Official fine-tuning of the fx market

The CBN has fuelled conversations about exchange-rate policy with a press release on Monday and two circulars yesterday. The release pledged that the CBN would make additional fx available for school, medical and personal travel needs. It indicated that the end-users would pay rates no more than 20% above the prevailing interbank market rate. The circulars launched a sale of US$500m on a 60-day forward basis (without sectoral preferences) and fleshed out the fx retail sales.

Having read the CBN’s three documents, and specifically the pledge to develop “the programme to clear all unfilled orders”, we do not see this week’s changes as leading directly to, for example, another devaluation.

Rather, we see a fine-tuning exercise to reduce the backlog and the gap with the parallel market.

The authorities will be aware of the risks attached to raising, and then dashing market hopes in the manner of the liberalization of June 2016. They can mitigate this risk by maintaining the pace of change in the market. They have to attract sizeable autonomous flows to supplement the CBN’s fx supply if they are to restore two-way fx trading and therefore confidence among all market participants.

We are unsure about the basis of the cap of 20% above the interbank rate for retail fx sales. This does not prove that the CBN sees N360 per US dollar as an appropriate level.

The press release reveals that the rules on allocations of fx by the banks have been scrapped. Hitherto, banks had to devote 60% of their meagre ration from the CBN to manufacturing (broadly defined). This change was a surprise: manufacturing in Nigeria is still heavily reliant on imported inputs, the FGN’s programme of substitution notwithstanding, and will miss the privileged access to banks’ fx it enjoyed until this week.

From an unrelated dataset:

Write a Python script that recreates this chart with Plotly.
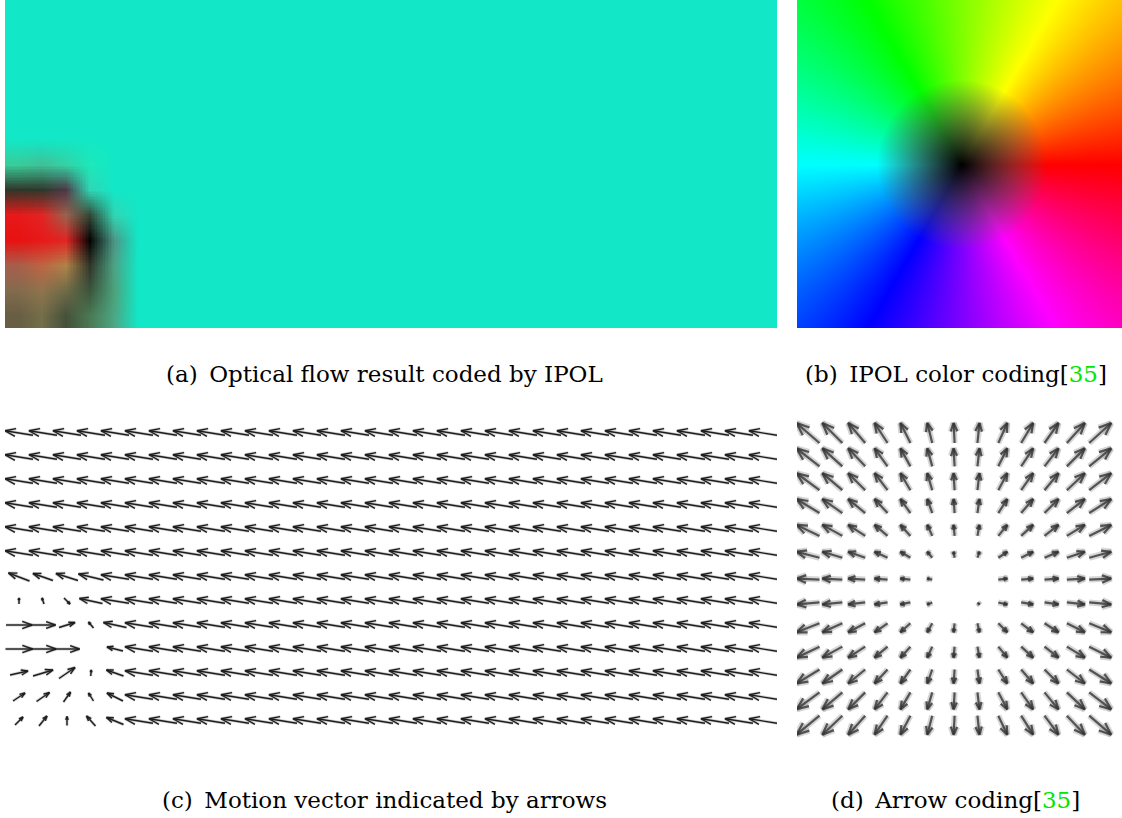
import base64
import colorsys
import math
import struct
import zlib

import numpy as np
import plotly.graph_objects as go

# ------------------------------------------------------------------ data
# Optical-flow field shown in (a) and (c): 13 rows x 32 columns of motion
# vectors, in pixels (dx to the right, dy upward).
N_ROWS_C = 13
N_COLS_C = 32
bulk_dx = -28.0          # almost everywhere: motion to the left, slightly up
bulk_dy = 4.5
# lower-left corner (object moving right), rows 6..12, columns 0..4
patch_rows = [6, 7, 8, 9, 10, 11, 12]
patch_cols = [0, 1, 2, 3, 4]
patch_dx = [
    [-21, -20, -22, -25, -28],
    [0, -2, 6, -23, -28],
    [26, 25, 16, -5, -23],
    [27, 26, 25, 0.5, -16],
    [18, 20, 16, 0.5, -17],
    [12, 13, 7, -5, -16],
    [8, 8, 0, -9, -17],
]
patch_dy = [
    [8, 7, 7, 6, 4.5],
    [6, 6, -6, 5, 4.5],
    [0, 0, 5, 6, 5],
    [0, 0, 0, 0, 4],
    [4, 6, 11, 6, 6],
    [8, 9, 10, 8, 8],
    [8, 10, 9, 10, 7],
]

# Arrow coding (d): 13 x 13 arrows, horizontal part per column,
# vertical part (upward) per row, in pixels
d_dx_by_col = [-23, -20, -17, -13, -10, -5, -1, 2, 9, 12, 14, 18, 22]
d_dy_by_row = [20, 18, 17, 14, 11, 6, 1, -2, -9, -11, -14, -17, -19]

captions = [
    "(a)\u2002Optical flow result coded by IPOL",
    "(b)\u2002IPOL color coding",
    "(c)\u2002Motion vector indicated by arrows",
    "(d)\u2002Arrow coding",
]
cite_number = "35"
cite_on = [False, True, False, True]

# ------------------------------------------------------------------ layout constants
W, H = 1122, 818
A_BOX = (5, 777, 0, 328)        # x0, x1, y0, y1 in page pixels
B_BOX = (797, 1122, 0, 328)
C_BOX = (5, 777, 421, 737)
D_BOX = (797, 1122, 420, 740)
C_CELL, C_COL0, C_ROW0 = 24.0, 19.0, 433.0
D_CELL, D_COL0, D_ROW0 = 24.35, 808.0, 433.0
SAT_RADIUS_A = 28.0
SAT_RADIUS_B = 85.0


def dom_x(box):
    return [box[0] / W, box[1] / W]


def dom_y(box):
    return [1 - box[3] / H, 1 - box[2] / H]


def png_uri(rgb):
    rgb = np.ascontiguousarray(np.clip(rgb, 0, 255).astype(np.uint8))
    h, w, _ = rgb.shape
    raw = b"".join(b"\x00" + rgb[i].tobytes() for i in range(h))

    def chunk(tag, data):
        c = struct.pack(">I", len(data)) + tag + data
        return c + struct.pack(">I", zlib.crc32(tag + data) & 0xFFFFFFFF)

    png = (b"\x89PNG\r\n\x1a\n"
           + chunk(b"IHDR", struct.pack(">IIBBBBB", w, h, 8, 2, 0, 0, 0))
           + chunk(b"IDAT", zlib.compress(raw, 9))
           + chunk(b"IEND", b""))
    return "data:image/png;base64," + base64.b64encode(png).decode()


def hsv255(dx, dy, sat, val):
    hue = (math.degrees(math.atan2(dy, dx)) % 360.0) / 360.0
    r, g, b = colorsys.hsv_to_rgb(hue, sat, val)
    return [r * 255, g * 255, b * 255]


# full flow field
U = np.full((N_ROWS_C, N_COLS_C), bulk_dx)
V = np.full((N_ROWS_C, N_COLS_C), bulk_dy)
for i, r in enumerate(patch_rows):
    for j, c in enumerate(patch_cols):
        U[r, c] = patch_dx[i][j]
        V[r, c] = patch_dy[i][j]

fig = go.Figure()

# ------------------------------------------------------------------ (a) colour-coded flow
img_a = np.zeros((N_ROWS_C, N_COLS_C, 3))
for r in range(N_ROWS_C):
    for c in range(N_COLS_C):
        f = min(1.0, math.hypot(U[r, c], V[r, c]) / SAT_RADIUS_A)
        img_a[r, c] = hsv255(U[r, c], V[r, c], min(0.92, 0.2 + 0.8 * f * f), min(0.91, f))
wa, ha = A_BOX[1] - A_BOX[0], A_BOX[3] - A_BOX[2]
fig.add_trace(go.Image(source=png_uri(img_a), x0=wa / N_COLS_C / 2, y0=ha / N_ROWS_C / 2,
                       dx=wa / N_COLS_C, dy=ha / N_ROWS_C, zsmooth="fast",
                       xaxis="x", yaxis="y", hoverinfo="skip"))

# ------------------------------------------------------------------ (b) colour wheel
wb, hb = B_BOX[1] - B_BOX[0], B_BOX[3] - B_BOX[2]
cxb, cyb = 165.0, 165.0
img_b = np.zeros((hb, wb, 3))
for yy in range(hb):
    for xx in range(wb):
        ddx = xx + 0.5 - cxb
        ddy = cyb - (yy + 0.5)
        f = min(1.0, math.hypot(ddx, ddy) / SAT_RADIUS_B)
        img_b[yy, xx] = hsv255(ddx, ddy, 0.45 + 0.55 * f, f)
fig.add_trace(go.Image(source=png_uri(img_b), x0=0.5, y0=0.5, dx=1, dy=1,
                       xaxis="x2", yaxis="y2", hoverinfo="skip"))


# ------------------------------------------------------------------ arrows
def arrows(cols, rows, dxs, dys, cell, head_frac, head_deg, min_len=0.0):
    xs, ys = [], []
    a = math.radians(head_deg)
    for cx, cy, dx, dy in zip(cols, rows, dxs, dys):
        dx_u, dy_u = dx / cell, -dy / cell          # y axis points down
        L = math.hypot(dx_u, dy_u)
        if L * cell < min_len:
            continue
        tx, ty = cx - dx_u / 2, cy - dy_u / 2
        hx, hy = cx + dx_u / 2, cy + dy_u / 2
        ux, uy = dx_u / L, dy_u / L
        h = head_frac * L
        b1x = hx - h * (ux * math.cos(a) - uy * math.sin(a))
        b1y = hy - h * (uy * math.cos(a) + ux * math.sin(a))
        b2x = hx - h * (ux * math.cos(a) + uy * math.sin(a))
        b2y = hy - h * (uy * math.cos(a) - ux * math.sin(a))
        xs += [tx, hx, None, b1x, hx, b2x, None]
        ys += [ty, hy, None, b1y, hy, b2y, None]
    return xs, ys


cc, rr = np.meshgrid(np.arange(N_COLS_C), np.arange(N_ROWS_C))
xs, ys = arrows(cc.ravel(), rr.ravel(), U.ravel(), V.ravel(), C_CELL, 0.4, 20, 0.8)
fig.add_trace(go.Scatter(x=xs, y=ys, mode="lines", xaxis="x3", yaxis="y3",
                         line=dict(color="rgba(140,140,140,0.4)", width=3),
                         hoverinfo="skip", showlegend=False))
fig.add_trace(go.Scatter(x=xs, y=ys, mode="lines", xaxis="x3", yaxis="y3",
                         line=dict(color="#1e1e1e", width=1.4),
                         hoverinfo="skip", showlegend=False))

nd = len(d_dx_by_col)
dc, dr = np.meshgrid(np.arange(nd), np.arange(len(d_dy_by_row)))
ddx = [d_dx_by_col[c] for c in dc.ravel()]
ddy = [d_dy_by_row[r] for r in dr.ravel()]
xs, ys = arrows(dc.ravel(), dr.ravel(), ddx, ddy, D_CELL, 0.45, 22, 2.5)
fig.add_trace(go.Scatter(x=xs, y=ys, mode="lines", xaxis="x4", yaxis="y4",
                         line=dict(color="rgba(120,120,120,0.3)", width=6),
                         hoverinfo="skip", showlegend=False))
fig.add_trace(go.Scatter(x=xs, y=ys, mode="lines", xaxis="x4", yaxis="y4",
                         line=dict(color="rgba(50,50,50,0.8)", width=2.2),
                         hoverinfo="skip", showlegend=False))

# ------------------------------------------------------------------ axes
hid = dict(visible=False, showgrid=False, zeroline=False, fixedrange=True)
fig.update_layout(
    xaxis=dict(domain=dom_x(A_BOX), range=[0, wa], **hid),
    yaxis=dict(domain=dom_y(A_BOX), range=[ha, 0], anchor="x", scaleanchor=False, **hid),
    xaxis2=dict(domain=dom_x(B_BOX), range=[0, wb], anchor="y2", **hid),
    yaxis2=dict(domain=dom_y(B_BOX), range=[hb, 0], anchor="x2", scaleanchor=False, **hid),
    xaxis3=dict(domain=dom_x(C_BOX), anchor="y3",
                range=[(C_BOX[0] - C_COL0) / C_CELL, (C_BOX[1] - C_COL0) / C_CELL], **hid),
    yaxis3=dict(domain=dom_y(C_BOX), anchor="x3",
                range=[(C_BOX[3] - C_ROW0) / C_CELL, (C_BOX[2] - C_ROW0) / C_CELL], **hid),
    xaxis4=dict(domain=dom_x(D_BOX), anchor="y4",
                range=[(D_BOX[0] - D_COL0) / D_CELL, (D_BOX[1] - D_COL0) / D_CELL], **hid),
    yaxis4=dict(domain=dom_y(D_BOX), anchor="x4",
                range=[(D_BOX[3] - D_ROW0) / D_CELL, (D_BOX[2] - D_ROW0) / D_CELL], **hid),
)

# ------------------------------------------------------------------ captions
cap_pos = [(384, 374), (956, 374), (384, 800), (955, 800)]
for text, cite, (px, py) in zip(captions, cite_on, cap_pos):
    if cite:
        text = text + "[<span style='color:#00e600'>" + cite_number + "</span>]"
    fig.add_annotation(x=px / W, y=1 - py / H, xref="paper", yref="paper",
                       text=text, showarrow=False, xanchor="center", yanchor="middle",
                       font=dict(family="DejaVu Serif", size=23, color="black"))

fig.update_layout(width=W, height=H, margin=dict(l=0, r=0, t=0, b=0),
                  paper_bgcolor="white", plot_bgcolor="white", showlegend=False)
fig.write_html("out.html")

Yesterday the CBN’s daily spot intervention increased from US$1.5m to US$6.0m without specifying whether this level would be sustained. Airlines and foreign portfolio investors are among the segments hoping to benefit, however marginally, from the end to sectoral preferences.

The CBN looks to meet all unfilled orders, and is adamant that arrears under matured letters of credit have long since been cleared. From the balance of payments for Q3 2016, we can see the compression of import volumes. We are not sure, however, that the CBN’s spot and forward transactions have together halted the expansion of the backlog.